On March 10, 2009, when appellant pleaded guilty and was sentenced in Baltimore City, the guilty plea agreement contemplated that the sentence would be consecutive to the 15-year Anne Arundel County sentence, but concurrent to the 2-year Baltimore County sentence, for a collective total of 25 years' imprisonment. However, when the court pronounced the Baltimore City sentence, it erroneously said that it would be imposed consecutive to all other sentences, making appellant's total sentence 27 years.
That error got straightened out on December 20, 2019, when, upon the motion of both the State and appellant, the circuit court re-sentenced appellant making it clear that the 10-year sentence from Baltimore City was consecutive only to the 15-year Anne Arundel County sentence - for a collective total of 25 years.
Appellant thereafter filed a pro se pleading entitled "Credit For All Time Spent in Custody for Illegal Sentence (Set Aside)," and a follow-up pleading entitled "Motion to Request Credit Under Maryland Code Criminal Procedure § 6-218 - Credit Against Sentence For Time Spent In Custody And Federal Criminal Law § 32 Double-Jeopardy Retrial-Resentencing-Credit For Time Served."
The gist of those pleadings is that, according to appellant, because he had allegedly already served his 15-year Anne Arundel County sentence (after application of diminution of confinement credits) by the time he was re-sentenced on December 20, 2019, there was no sentence in existence to run the 10-year Baltimore City sentence consecutive to and therefore, the 10-year Baltimore City sentence began to run on October 18, 2006. Therefore, according to appellant, he was entitled to have the 10 years and 9 months he had allegedly served on the Baltimore City sentence credited towards it, which meant that he would be entitled to be released from custody, having already served the full sentence. Appellant based his position on provisions of the United States Constitution, including the prohibition against double jeopardy and the right to due process.

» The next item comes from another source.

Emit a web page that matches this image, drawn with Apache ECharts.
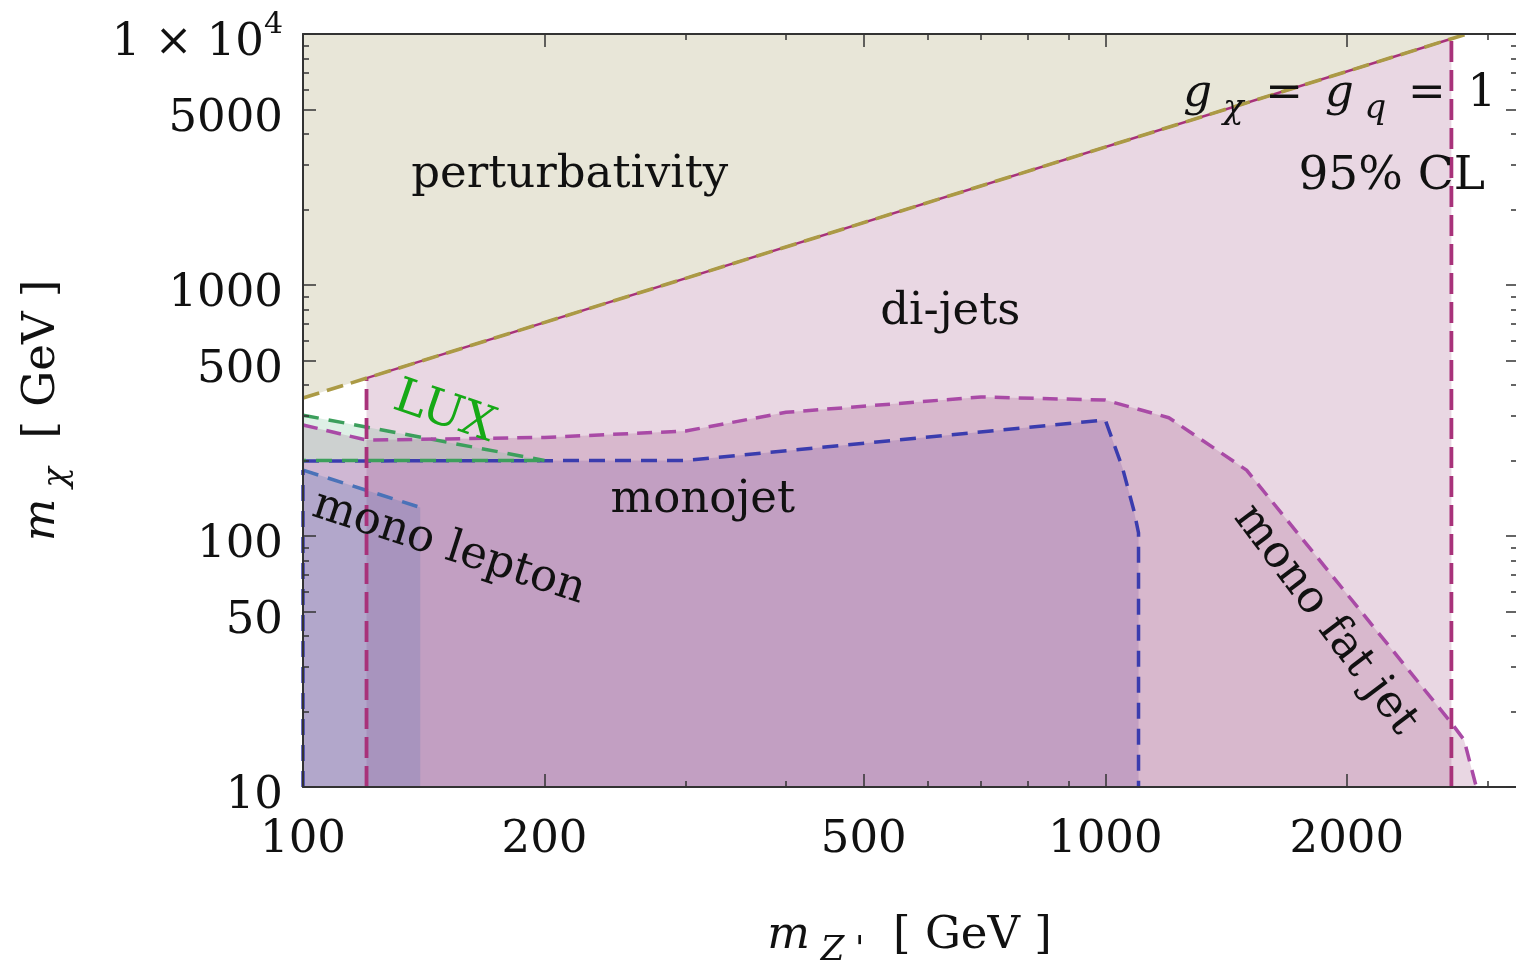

Appellant alleges that he was arrested in North Carolina on that date. --------
The circuit court denied appellant's motions for several reasons. First, the court determined that a re-sentencing does not offend double jeopardy principles, particularly, where, as here, the re-sentencing results in a decreased sentence. Second, the court determined that, while appellant asserted that he had completed his 15-year Anne Arundel County sentence by the time of the resentencing on his 10-year Baltimore City sentence, he provided no evidence to support that assertion. Last, the court ruled that, even if appellant had shown that he had completed his 15-year Anne Arundel County sentence by the time of the re-sentencing, he still would not be entitled to the relief he seeks because it was always contemplated that the 10-year Baltimore City sentence would be consecutive to the 15-year Anne Arundel County sentence, and to accept appellant's contention would effectively make those sentences concurrent, which was "never the intent of the parties and nothing about the timing of his re-sentencing changes that fact."
DISCUSSION
In appellant's pro se briefs in this Court he does not address the circuit court's ruling. He merely reiterates the argument he made below and points to various errors in the State's brief. As such he offers no explanation of how or why the circuit court's ruling is incorrect. Upon our own independent review of the record, we discern no error or abuse of discretion on the part of the circuit court. It is undisputed that appellant bargained for, and received, an aggregate sentence of 25 years' imprisonment. Nothing about his resentencing, which was done to correct an erroneous 2-year increase beyond what was bargained for, changes that fact.
Consequently, we shall affirm the judgment of the circuit court.
JUDGMENT OF THE CIRCUIT COURT FOR BALTIMORE CITY AFFIRMED. COSTS TO BE PAID BY APPELLANT.